## START

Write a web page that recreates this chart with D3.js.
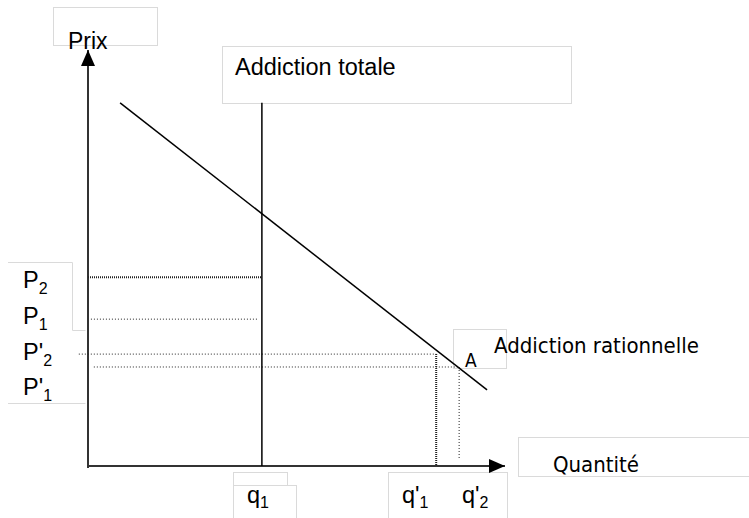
<!DOCTYPE html>
<html>
<head>
<meta charset="utf-8">
<script src="https://cdn.jsdelivr.net/npm/d3@7"></script>
<style>
  body { margin: 0; background: #fff; }
  text { fill: #000; }
</style>
</head>
<body>
<div id="dataviz"></div>
<script>
// values in diagram units (quantity 0..10, price 0..10)
const demandQ = [0.77, 9.57];
const demandP = [8.73, 1.83];
const totalQ = 4.17;          // addiction totale (vertical)
const totalTopP = 8.73;
const priceNames = ["P2", "P1", "P'2", "P'1"];
const priceVals = [4.54, 3.53, 2.69, 2.38];
const priceFromQ = [0, 0.07, -0.22, 0.14];
const priceToQ = [4.17, 4.08, 8.35, 8.9];
const qNames = ["q1", "q'1", "q'2"];
const qVals = [4.17, 8.35, 8.9];
const qTopP = [null, 2.69, 2.38];
const qBottomP = [null, 0, 0.19];

const width = 749, height = 518;

const svg = d3.select("#dataviz")
  .append("svg")
  .attr("width", width)
  .attr("height", height);

const x = d3.scaleLinear().domain([0, 10]).range([88, 505]);
const y = d3.scaleLinear().domain([0, 10]).range([466, 50]);

// faint text boxes (layout only)
const boxes = [
  [53, 7, 104, 38], [222, 46, 349, 57],
  [453, 329, 53, 39], [233, 472, 54, 50], [233, 485, 63, 40],
  [388, 472, 119, 50], [518, 437, 240, 39]
];
svg.selectAll("rect.box")
  .data(boxes)
  .join("rect")
  .attr("class", "box")
  .attr("x", d => d[0] + 0.5).attr("y", d => d[1] + 0.5)
  .attr("width", d => d[2]).attr("height", d => d[3])
  .attr("fill", "#fff")
  .attr("stroke", "#dadada");

// open box edges behind the price labels
svg.append("path")
  .attr("d", "M8,262.5H72.5V330.5H85.5M8,403.5H85.5")
  .attr("fill", "none")
  .attr("stroke", "#dadada");

// arrow marker
const defs = svg.append("defs");
defs.append("marker")
  .attr("id", "arrow")
  .attr("viewBox", "0 0 16 14")
  .attr("refX", 16).attr("refY", 7)
  .attr("markerWidth", 16).attr("markerHeight", 14)
  .attr("markerUnits", "userSpaceOnUse")
  .attr("orient", "auto")
  .append("path")
  .attr("d", "M0,0L16,7L0,14Z")
  .attr("fill", "#000");

// axes
svg.append("line")
  .attr("x1", x(0)).attr("y1", y(-0.05))
  .attr("x2", x(0)).attr("y2", y(10))
  .attr("stroke", "#333").attr("stroke-width", 2)
  .attr("marker-end", "url(#arrow)");
svg.append("line")
  .attr("x1", x(0)).attr("y1", y(0))
  .attr("x2", x(10)).attr("y2", y(0))
  .attr("stroke", "#333").attr("stroke-width", 2)
  .attr("marker-end", "url(#arrow)");

// price dotted lines
svg.selectAll("line.pline")
  .data(priceVals)
  .join("line")
  .attr("class", "pline")
  .attr("x1", (d, i) => x(priceFromQ[i]))
  .attr("x2", (d, i) => x(priceToQ[i]))
  .attr("y1", d => y(d)).attr("y2", d => y(d))
  .attr("stroke", "#222")
  .attr("stroke-width", (d, i) => i == 0 ? 2 : 1)
  .attr("stroke-dasharray", (d, i) => i == 0 ? "1,1" : "1,2");

// quantity dotted lines
svg.selectAll("line.qline")
  .data(qVals.slice(1))
  .join("line")
  .attr("class", "qline")
  .attr("x1", d => x(d)).attr("x2", d => x(d))
  .attr("y1", (d, i) => y(qTopP[i + 1]))
  .attr("y2", (d, i) => y(qBottomP[i + 1]))
  .attr("stroke", "#222")
  .attr("stroke-width", (d, i) => i == 0 ? 2 : 1)
  .attr("stroke-dasharray", (d, i) => i == 0 ? "1,1" : "1,2");

// addiction totale
svg.append("line")
  .attr("x1", x(totalQ)).attr("x2", x(totalQ))
  .attr("y1", y(totalTopP)).attr("y2", y(0))
  .attr("stroke", "#000").attr("stroke-width", 1.5);

// demand
svg.append("line")
  .attr("x1", x(demandQ[0])).attr("y1", y(demandP[0]))
  .attr("x2", x(demandQ[1])).attr("y2", y(demandP[1]))
  .attr("stroke", "#000").attr("stroke-width", 1.5);

// texts
const arial = "'Liberation Sans', Arial, sans-serif";
const tahoma = "'DejaVu Sans Condensed', 'DejaVu Sans', sans-serif";

svg.append("text").attr("x", 68).attr("y", 49)
  .style("font", `23px ${arial}`).text("Prix");
svg.append("text").attr("x", 235).attr("y", 75)
  .style("font", `23.5px ${arial}`).text("Addiction totale");
svg.append("text").attr("x", 465).attr("y", 367)
  .style("font", `19px ${tahoma}`).text("A");
svg.append("text").attr("x", 494).attr("y", 353)
  .style("font", `22px ${tahoma}`).text("Addiction rationnelle");
svg.append("text").attr("x", 553).attr("y", 472)
  .style("font", `22px ${tahoma}`).text("Quantité");

// price labels with subscript
const pLabelY = [288, 324, 360, 395];
priceNames.forEach((name, i) => {
  const base = name.slice(0, -1), sub = name.slice(-1);
  const t = svg.append("text").attr("x", 23).attr("y", pLabelY[i])
    .style("font", `23.5px ${arial}`);
  t.append("tspan").text(base);
  t.append("tspan").attr("dy", 6).style("font-size", "16px").text(sub);
});

const qLabelX = [247, 402, 462];
qNames.forEach((name, i) => {
  const base = name.slice(0, -1), sub = name.slice(-1);
  const t = svg.append("text").attr("x", qLabelX[i]).attr("y", 503)
    .style("font", `23.5px ${arial}`);
  t.append("tspan").text(base);
  t.append("tspan").attr("dy", 5).style("font-size", "16px").text(sub);
});
</script>
</body>
</html>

## END

WHAT IS REQUIRED: Make an exact reproduction of the listing above, without any pictures.

WRITTEN SOLUTION:
Write a web page that recreates this chart with D3.js.
<!DOCTYPE html>
<html>
<head>
<meta charset="utf-8">
<script src="https://cdn.jsdelivr.net/npm/d3@7"></script>
<style>
  body { margin: 0; background: #fff; }
  text { fill: #000; }
</style>
</head>
<body>
<div id="dataviz"></div>
<script>
// values in diagram units (quantity 0..10, price 0..10)
const demandQ = [0.77, 9.57];
const demandP = [8.73, 1.83];
const totalQ = 4.17;          // addiction totale (vertical)
const totalTopP = 8.73;
const priceNames = ["P2", "P1", "P'2", "P'1"];
const priceVals = [4.54, 3.53, 2.69, 2.38];
const priceFromQ = [0, 0.07, -0.22, 0.14];
const priceToQ = [4.17, 4.08, 8.35, 8.9];
const qNames = ["q1", "q'1", "q'2"];
const qVals = [4.17, 8.35, 8.9];
const qTopP = [null, 2.69, 2.38];
const qBottomP = [null, 0, 0.19];

const width = 749, height = 518;

const svg = d3.select("#dataviz")
  .append("svg")
  .attr("width", width)
  .attr("height", height);

const x = d3.scaleLinear().domain([0, 10]).range([88, 505]);
const y = d3.scaleLinear().domain([0, 10]).range([466, 50]);

// faint text boxes (layout only)
const boxes = [
  [53, 7, 104, 38], [222, 46, 349, 57],
  [453, 329, 53, 39], [233, 472, 54, 50], [233, 485, 63, 40],
  [388, 472, 119, 50], [518, 437, 240, 39]
];
svg.selectAll("rect.box")
  .data(boxes)
  .join("rect")
  .attr("class", "box")
  .attr("x", d => d[0] + 0.5).attr("y", d => d[1] + 0.5)
  .attr("width", d => d[2]).attr("height", d => d[3])
  .attr("fill", "#fff")
  .attr("stroke", "#dadada");

// open box edges behind the price labels
svg.append("path")
  .attr("d", "M8,262.5H72.5V330.5H85.5M8,403.5H85.5")
  .attr("fill", "none")
  .attr("stroke", "#dadada");

// arrow marker
const defs = svg.append("defs");
defs.append("marker")
  .attr("id", "arrow")
  .attr("viewBox", "0 0 16 14")
  .attr("refX", 16).attr("refY", 7)
  .attr("markerWidth", 16).attr("markerHeight", 14)
  .attr("markerUnits", "userSpaceOnUse")
  .attr("orient", "auto")
  .append("path")
  .attr("d", "M0,0L16,7L0,14Z")
  .attr("fill", "#000");

// axes
svg.append("line")
  .attr("x1", x(0)).attr("y1", y(-0.05))
  .attr("x2", x(0)).attr("y2", y(10))
  .attr("stroke", "#333").attr("stroke-width", 2)
  .attr("marker-end", "url(#arrow)");
svg.append("line")
  .attr("x1", x(0)).attr("y1", y(0))
  .attr("x2", x(10)).attr("y2", y(0))
  .attr("stroke", "#333").attr("stroke-width", 2)
  .attr("marker-end", "url(#arrow)");

// price dotted lines
svg.selectAll("line.pline")
  .data(priceVals)
  .join("line")
  .attr("class", "pline")
  .attr("x1", (d, i) => x(priceFromQ[i]))
  .attr("x2", (d, i) => x(priceToQ[i]))
  .attr("y1", d => y(d)).attr("y2", d => y(d))
  .attr("stroke", "#222")
  .attr("stroke-width", (d, i) => i == 0 ? 2 : 1)
  .attr("stroke-dasharray", (d, i) => i == 0 ? "1,1" : "1,2");

// quantity dotted lines
svg.selectAll("line.qline")
  .data(qVals.slice(1))
  .join("line")
  .attr("class", "qline")
  .attr("x1", d => x(d)).attr("x2", d => x(d))
  .attr("y1", (d, i) => y(qTopP[i + 1]))
  .attr("y2", (d, i) => y(qBottomP[i + 1]))
  .attr("stroke", "#222")
  .attr("stroke-width", (d, i) => i == 0 ? 2 : 1)
  .attr("stroke-dasharray", (d, i) => i == 0 ? "1,1" : "1,2");

// addiction totale
svg.append("line")
  .attr("x1", x(totalQ)).attr("x2", x(totalQ))
  .attr("y1", y(totalTopP)).attr("y2", y(0))
  .attr("stroke", "#000").attr("stroke-width", 1.5);

// demand
svg.append("line")
  .attr("x1", x(demandQ[0])).attr("y1", y(demandP[0]))
  .attr("x2", x(demandQ[1])).attr("y2", y(demandP[1]))
  .attr("stroke", "#000").attr("stroke-width", 1.5);

// texts
const arial = "'Liberation Sans', Arial, sans-serif";
const tahoma = "'DejaVu Sans Condensed', 'DejaVu Sans', sans-serif";

svg.append("text").attr("x", 68).attr("y", 49)
  .style("font", `23px ${arial}`).text("Prix");
svg.append("text").attr("x", 235).attr("y", 75)
  .style("font", `23.5px ${arial}`).text("Addiction totale");
svg.append("text").attr("x", 465).attr("y", 367)
  .style("font", `19px ${tahoma}`).text("A");
svg.append("text").attr("x", 494).attr("y", 353)
  .style("font", `22px ${tahoma}`).text("Addiction rationnelle");
svg.append("text").attr("x", 553).attr("y", 472)
  .style("font", `22px ${tahoma}`).text("Quantité");

// price labels with subscript
const pLabelY = [288, 324, 360, 395];
priceNames.forEach((name, i) => {
  const base = name.slice(0, -1), sub = name.slice(-1);
  const t = svg.append("text").attr("x", 23).attr("y", pLabelY[i])
    .style("font", `23.5px ${arial}`);
  t.append("tspan").text(base);
  t.append("tspan").attr("dy", 6).style("font-size", "16px").text(sub);
});

const qLabelX = [247, 402, 462];
qNames.forEach((name, i) => {
  const base = name.slice(0, -1), sub = name.slice(-1);
  const t = svg.append("text").attr("x", qLabelX[i]).attr("y", 503)
    .style("font", `23.5px ${arial}`);
  t.append("tspan").text(base);
  t.append("tspan").attr("dy", 5).style("font-size", "16px").text(sub);
});
</script>
</body>
</html>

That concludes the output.